Selectivity in the record linkage process – A big issue?
Dr Dina Frommert (German Pension Insurance) - Presenting Author
Mrs Christin Czaplicki (German Pension Insurance)
Dr Thorsten Heien (Kantar Public)
Mr Marvin Krämer (Kantar Public)
The combination of data from different sources offers many benefits. From a methodological point of view however, any data linkage introduces new sources of error into the process of data gathering. As far as the linkage process is concerned, this could be bias inherent to the new or alternative data source, bias introduced by the technical process of data linkage, or, if the active consent of the respondents is needed, another form of nonresponse error.

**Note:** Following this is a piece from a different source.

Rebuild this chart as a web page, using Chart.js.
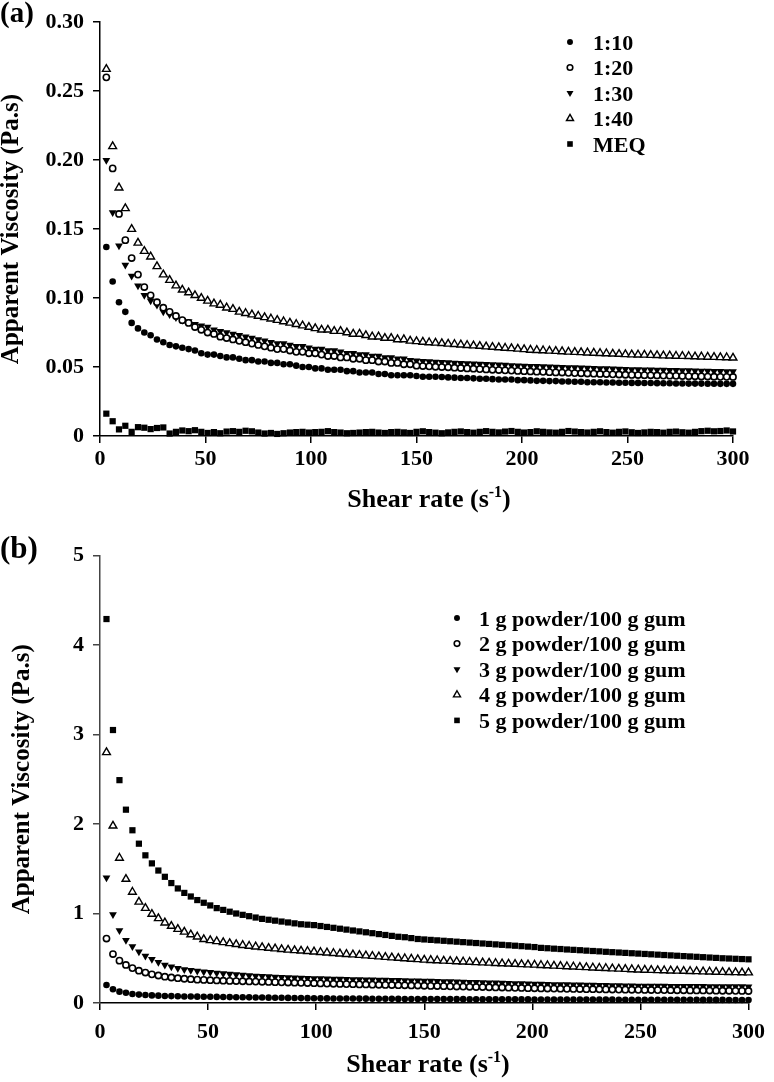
<!DOCTYPE html>
<html>
<head>
<meta charset="utf-8">
<script src="https://cdn.jsdelivr.net/npm/chart.js@4.4.1/dist/chart.umd.min.js"></script>
<style>
  body { margin: 0; background: #fff; }
  #wrap { position: relative; width: 774px; height: 1082px; }
  canvas { position: absolute; left: 0; }
</style>
</head>
<body>
<div id="wrap">
  <canvas id="chartA" width="774" height="530" style="top:0"></canvas>
  <canvas id="chartB" width="774" height="552" style="top:530px"></canvas>
</div>
<script>
// shear rate (1/s), shared by every series
const shearRate = [
  3, 6, 9, 12, 15, 18, 21, 24, 27, 30,
  33, 36, 39, 42, 45, 48, 51, 54, 57, 60,
  63, 66, 69, 72, 75, 78, 81, 84, 87, 90,
  93, 96, 99, 102, 105, 108, 111, 114, 117, 120,
  123, 126, 129, 132, 135, 138, 141, 144, 147, 150,
  153, 156, 159, 162, 165, 168, 171, 174, 177, 180,
  183, 186, 189, 192, 195, 198, 201, 204, 207, 210,
  213, 216, 219, 222, 225, 228, 231, 234, 237, 240,
  243, 246, 249, 252, 255, 258, 261, 264, 267, 270,
  273, 276, 279, 282, 285, 288, 291, 294, 297, 300
];

// panel (a): ratios
const labelsA = ["1:10", "1:20", "1:30", "1:40", "MEQ"];
const visc110 = [
  .137, .112, .097, .090, .082, .078, .075, .073, .070, .068,
  .066, .065, .064, .063, .062, .060, .059, .059, .058, .057,
  .057, .056, .055, .055, .054, .054, .053, .053, .052, .052,
  .051, .050, .050, .049, .049, .048, .048, .048, .047, .047,
  .046, .046, .046, .045, .045, .044, .044, .044, .044, .0435,
  .043, .043, .043, .0428, .0425, .0423, .042, .042, .0418, .0415,
  .0415, .0412, .041, .041, .041, .0405, .0405, .0403, .040, .040,
  .0398, .0398, .0395, .0395, .0393, .0393, .039, .039, .039, .0388,
  .0388, .0386, .0386, .0385, .0385, .0384, .0384, .0383, .0382, .0382,
  .0381, .0381, .038, .038, .038, .0379, .0379, .0378, .0378, .0378
];
const visc120 = [
  .260, .194, .161, .142, .129, .117, .108, .102, .097, .093,
  .090, .087, .084, .082, .079, .077, .075, .074, .072, .071,
  .070, .069, .068, .067, .066, .065, .064, .063, .063, .062,
  .061, .061, .060, .060, .059, .058, .058, .057, .057, .056,
  .056, .055, .055, .054, .054, .053, .053, .052, .052, .051,
  .0507, .0505, .0502, .050, .0498, .0495, .0493, .049, .0488, .0485,
  .0483, .048, .0478, .0476, .0474, .0472, .047, .0468, .0466, .0465,
  .0463, .0461, .046, .0458, .0456, .0455, .0453, .0452, .045, .0449,
  .0447, .0446, .0444, .0443, .0442, .0441, .044, .0439, .0438, .0437,
  .0436, .0435, .0434, .0433, .0432, .0431, .043, .0429, .0429, .0428
];
const visc130 = [
  .200, .162, .138, .124, .116, .109, .102, .098, .095, .090,
  .088, .086, .084, .083, .081, .080, .079, .077, .076, .075,
  .074, .073, .072, .071, .070, .069, .068, .067, .067, .066,
  .065, .065, .064, .063, .063, .062, .062, .061, .060, .060,
  .059, .059, .058, .058, .057, .057, .056, .056, .055, .0545,
  .0542, .054, .0537, .0535, .0533, .053, .0528, .0526, .0524, .0522,
  .052, .0518, .0516, .0514, .0512, .051, .0508, .0506, .0505, .0503,
  .0502, .050, .0499, .0497, .0496, .0494, .0493, .0491, .049, .0489,
  .0487, .0486, .0484, .0483, .0482, .0481, .048, .0479, .0478, .0477,
  .0476, .0475, .0474, .0473, .0472, .0471, .047, .0469, .0468, .0467
];
const visc140 = [
  .266, .210, .180, .165, .150, .140, .134, .130, .123, .117,
  .113, .109, .106, .104, .102, .100, .098, .096, .095, .093,
  .092, .090, .089, .088, .087, .086, .085, .084, .083, .082,
  .081, .080, .079, .078, .077, .077, .076, .076, .075, .074,
  .074, .073, .072, .072, .071, .071, .070, .070, .069, .0686,
  .0682, .0678, .0675, .0672, .0668, .0665, .0662, .0658, .0655, .0652,
  .0648, .0645, .0642, .0638, .0635, .0632, .0628, .0624, .0622, .062,
  .0617, .0615, .0613, .061, .0608, .0606, .0604, .0602, .060, .0598,
  .0596, .0594, .0592, .059, .0589, .0588, .0586, .0585, .0583, .0582,
  .058, .0579, .0578, .0576, .0575, .0573, .0572, .057, .0569, .0567
];
const viscMEQ = [
  .0162, .0107, .0048, .0074, .0030, .0064, .0060, .0050, .0058, .0062,
  .0018, .0030, .0040, .0035, .0042, .0030, .0022, .0028, .0020, .0032,
  .0035, .0030, .0038, .0034, .0025, .0018, .0022, .0015, .0020, .0025,
  .0028, .0030, .0025, .0028, .0030, .0035, .0028, .0025, .0020, .0022,
  .0025, .0028, .0030, .0025, .0022, .0028, .0030, .0026, .0022, .0030,
  .0034, .0028, .0024, .0020, .0026, .0030, .0033, .0028, .0024, .0030,
  .0035, .0030, .0026, .0032, .0036, .0030, .0025, .0028, .0034, .0030,
  .0026, .0024, .0030, .0036, .0032, .0028, .0025, .0030, .0034, .0028,
  .0024, .0030, .0033, .0027, .0022, .0026, .0030, .0028, .0024, .0030,
  .0032, .0027, .0024, .0030, .0035, .0038, .0034, .0036, .0040, .0033
];

// panel (b): powder concentrations
const labelsB = [
  "1 g powder/100 g gum", "2 g powder/100 g gum", "3 g powder/100 g gum",
  "4 g powder/100 g gum", "5 g powder/100 g gum"
];
const visc1g = [
  .201, .153, .127, .115, .100, .094, .089, .085, .082, .079,
  .077, .075, .073, .072, .071, .070, .069, .068, .067, .066,
  .065, .064, .063, .062, .061, .060, .059, .058, .057, .056,
  .055, .054, .053, .052, .0515, .051, .0505, .050, .0495, .049,
  .0485, .048, .0475, .047, .0465, .046, .0455, .045, .0448, .0445,
  .0442, .044, .0437, .0434, .0431, .0428, .0425, .0422, .042, .0417,
  .0414, .0411, .0408, .0406, .0403, .040, .0398, .0396, .0393, .0391,
  .0389, .0386, .0384, .0382, .038, .0378, .0376, .0374, .0372, .037,
  .0368, .0366, .0364, .0362, .036, .0359, .0357, .0356, .0354, .0353,
  .0351, .035, .0348, .0347, .0345, .0344, .0342, .0341, .034, .0338
];
const visc2g = [
  .720, .547, .473, .425, .390, .361, .340, .320, .307, .294,
  .285, .277, .271, .266, .261, .258, .255, .252, .249, .247,
  .245, .243, .241, .239, .237, .235, .233, .231, .229, .227,
  .225, .223, .221, .219, .217, .215, .213, .211, .210, .208,
  .207, .205, .204, .202, .201, .199, .198, .196, .195, .193,
  .191, .190, .188, .186, .184, .183, .181, .179, .178, .176,
  .174, .173, .171, .169, .168, .166, .164, .163, .162, .161,
  .160, .158, .157, .156, .155, .154, .153, .152, .151, .150,
  .149, .148, .147, .146, .145, .144, .144, .143, .142, .142,
  .141, .140, .140, .139, .138, .137, .137, .136, .135, .134
];
const visc3g = [
  1.40, .990, .810, .700, .630, .573, .525, .488, .455, .425,
  .405, .388, .375, .365, .357, .350, .343, .336, .330, .324,
  .318, .313, .308, .303, .299, .295, .291, .288, .285, .282,
  .279, .277, .275, .273, .271, .269, .267, .265, .263, .262,
  .260, .259, .257, .256, .254, .253, .251, .250, .248, .247,
  .245, .243, .241, .239, .237, .235, .233, .231, .229, .227,
  .225, .223, .221, .219, .217, .215, .213, .211, .210, .208,
  .207, .206, .204, .203, .201, .200, .199, .197, .196, .195,
  .193, .192, .191, .190, .190, .189, .189, .188, .188, .187,
  .187, .186, .186, .185, .185, .184, .184, .183, .183, .182
];
const visc4g = [
  2.80, 1.98, 1.62, 1.385, 1.24, 1.13, 1.06, .994, .946, .897,
  .860, .825, .795, .765, .740, .712, .700, .688, .677, .666,
  .656, .646, .637, .629, .621, .614, .607, .600, .594, .588,
  .583, .578, .573, .567, .562, .556, .551, .545, .540, .535,
  .529, .524, .518, .513, .507, .502, .497, .492, .487, .482,
  .478, .475, .471, .468, .464, .461, .458, .454, .451, .448,
  .444, .441, .438, .435, .432, .429, .426, .422, .419, .415,
  .412, .408, .405, .401, .398, .394, .391, .388, .384, .381,
  .378, .375, .372, .369, .367, .365, .363, .361, .359, .357,
  .355, .353, .351, .349, .347, .345, .343, .342, .340, .339
];
const visc5g = [
  4.29, 3.05, 2.49, 2.16, 1.93, 1.78, 1.65, 1.56, 1.48, 1.41,
  1.34, 1.28, 1.23, 1.19, 1.15, 1.12, 1.09, 1.06, 1.04, 1.02,
  1.00, .985, .970, .955, .940, .930, .920, .910, .900, .890,
  .880, .875, .870, .860, .850, .840, .830, .820, .810, .800,
  .790, .780, .770, .760, .750, .740, .735, .725, .715, .710,
  .705, .700, .695, .690, .685, .680, .675, .670, .665, .660,
  .655, .650, .645, .640, .635, .630, .625, .616, .612, .607,
  .603, .598, .594, .590, .585, .581, .577, .572, .568, .564,
  .560, .556, .552, .548, .544, .540, .536, .532, .528, .524,
  .520, .516, .512, .508, .504, .500, .497, .494, .491, .488
];

const FONT = "'Liberation Serif', 'Times New Roman', serif";

// marker looks: filled circle, open circle, filled down-triangle, open triangle, filled square
const markers = [
  { pointStyle: "circle", rotation: 0, radius: 3.3, fill: "#000", border: 0 },
  { pointStyle: "circle", rotation: 0, radius: 3.1, fill: "#fff", border: 1.6 },
  { pointStyle: "triangle", rotation: 180, radius: 4.5, fill: "#000", border: 0 },
  { pointStyle: "triangle", rotation: 0, radius: 4.5, fill: "#fff", border: 1.4 },
  { pointStyle: "rect", rotation: 0, radius: 4.4, fill: "#000", border: 0 }
];

function makeDatasets(labels, series) {
  return series.map((ys, i) => {
    const m = markers[i];
    return {
      label: labels[i],
      data: shearRate.map((x, k) => ({ x: x, y: ys[k] })),
      showLine: false,
      clip: false,
      pointStyle: m.pointStyle,
      pointRotation: m.rotation,
      pointRadius: m.radius,
      pointBackgroundColor: m.fill,
      pointBorderColor: "#000",
      pointBorderWidth: m.border
    };
  });
}

// axis titles, panel letter and legend drawn on top of the chart
const decorations = {
  id: "decorations",
  afterDraw(chart, args, opts) {
    const ctx = chart.ctx;
    const area = chart.chartArea;
    ctx.save();
    ctx.fillStyle = "#000";
    ctx.textAlign = "left";
    ctx.textBaseline = "alphabetic";

    ctx.font = `bold ${opts.panelSize}px ${FONT}`;
    ctx.fillText(opts.panel, 0, opts.panelY);

    // y title
    ctx.save();
    ctx.translate(opts.yTitleX, (area.top + area.bottom) / 2);
    ctx.rotate(-Math.PI / 2);
    ctx.textAlign = "center";
    ctx.font = `bold 25px ${FONT}`;
    ctx.fillText("Apparent Viscosity (Pa.s)", 0, 0);
    ctx.restore();

    // x title with superscript
    const main = "Shear rate (s";
    const sup = "-1";
    const end = ")";
    ctx.font = `bold 26px ${FONT}`;
    const w1 = ctx.measureText(main).width;
    const w3 = ctx.measureText(end).width;
    ctx.font = `bold 16px ${FONT}`;
    const w2 = ctx.measureText(sup).width;
    let x = opts.xTitleCenter - (w1 + w2 + w3) / 2;
    const y = area.bottom + opts.xTitleGap;
    ctx.font = `bold 26px ${FONT}`;
    ctx.fillText(main, x, y);
    x += w1;
    ctx.font = `bold 16px ${FONT}`;
    ctx.fillText(sup, x, y - 10);
    x += w2;
    ctx.font = `bold 26px ${FONT}`;
    ctx.fillText(end, x, y);

    // legend
    ctx.font = `bold 22px ${FONT}`;
    chart.data.datasets.forEach((ds, i) => {
      const ly = opts.legendY + i * opts.legendGap;
      ctx.fillStyle = ds.pointBackgroundColor;
      ctx.strokeStyle = "#000";
      ctx.lineWidth = ds.pointBorderWidth;
      Chart.helpers.drawPoint(ctx, {
        pointStyle: ds.pointStyle,
        rotation: ds.pointRotation,
        radius: ds.pointRadius * 0.9,
        borderWidth: ds.pointBorderWidth
      }, opts.legendX, ly);
      ctx.fillStyle = "#000";
      ctx.fillText(ds.label, opts.legendTextX, ly + 7.5);
    });
    ctx.restore();
  }
};

function buildChart(id, datasets, cfg) {
  const ctx = document.getElementById(id).getContext("2d");
  return new Chart(ctx, {
    type: "scatter",
    data: { datasets: datasets },
    options: {
      responsive: false,
      animation: false,
      devicePixelRatio: 1,
      layout: { padding: { left: 0, right: cfg.padRight, top: cfg.padTop, bottom: 0 } },
      plugins: {
        legend: { display: false },
        tooltip: { enabled: false },
        decorations: cfg.deco
      },
      scales: {
        x: {
          type: "linear",
          min: 0,
          max: 300,
          ticks: {
            stepSize: 50,
            color: "#000",
            padding: cfg.xTickPad,
            maxRotation: 0,
            font: { family: FONT, size: 22, weight: "bold" }
          },
          grid: { display: true, drawOnChartArea: false, tickLength: 7, color: "#000", lineWidth: 1.5 },
          border: { display: true, color: "#000", width: 1.5 },
          afterFit: (scale) => { scale.height = cfg.xAxisHeight; }
        },
        y: {
          type: "linear",
          min: 0,
          max: cfg.yMax,
          ticks: {
            stepSize: cfg.yStep,
            color: "#000",
            padding: 9,
            font: { family: FONT, size: 22, weight: "bold" },
            callback: cfg.yFormat
          },
          grid: { display: true, drawOnChartArea: false, tickLength: 7, color: cfg.yAxisColor, lineWidth: 1.5 },
          border: { display: true, color: cfg.yAxisColor, width: 1.5 },
          afterFit: (scale) => { scale.width = 100; }
        }
      }
    },
    plugins: [decorations]
  });
}

buildChart("chartA", makeDatasets(labelsA, [visc110, visc120, visc130, visc140, viscMEQ]), {
  padRight: 41,
  padTop: 16,
  xAxisHeight: 94,
  xTickPad: 3,
  yMax: 0.30,
  yStep: 0.05,
  yAxisColor: "#000",
  yFormat: (v) => (v === 0 ? "0" : v.toFixed(2)),
  deco: {
    panel: "(a)", panelSize: 29, panelY: 22,
    yTitleX: 18, xTitleCenter: 429, xTitleGap: 71,
    legendX: 570, legendTextX: 593, legendY: 42, legendGap: 25.5
  }
});

buildChart("chartB", makeDatasets(labelsB, [visc1g, visc2g, visc3g, visc4g, visc5g]), {
  padRight: 18,
  padTop: 25.5,
  xAxisHeight: 79,
  xTickPad: 9,
  yMax: 5,
  yStep: 1,
  yAxisColor: "#444",
  yFormat: (v) => String(v),
  deco: {
    panel: "(b)", panelSize: 31, panelY: 28,
    yTitleX: 29, xTitleCenter: 428, xTitleGap: 69,
    legendX: 457, legendTextX: 479, legendY: 88, legendGap: 25.6
  }
});
</script>
</body>
</html>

For the German study “Life courses and pension provisions (LeA)”, extensive survey data on life courses and pension provisions in different pension schemes are linked with administrative data from the respondents’ individual pension accounts. Because of the strict data protection rules in Germany, every respondent is required to consent to the data linkage; otherwise, the administrative data may not be extracted and linked to the survey data. In practice, this means the respondents need to sign a consent form during the interview, which is a lot to ask from respondents who have already consented to take part in a lengthy survey. For the first time, LeA provided the respondents with an electronic consent form, so that the effort of signing and sending off the form was considerably reduced.
The proposed paper will report the consent rates for specific subgroups of the population, e.g. Germans, migrants, employees and civil servants. We will also examine socio-demographic characteristics of consenters and non-consenters and estimate the amount of selectivity introduced to the sample by the record linkage. To this end, we estimate a logit model to test the inclination to consent of different subgroups.
Due to high consent rates in LeA, we do not expect noteworthy additional selectivity. Nevertheless, the results demonstrate that consent varies between different groups. Reducing the effort to consent can play an important role in reducing selectivity.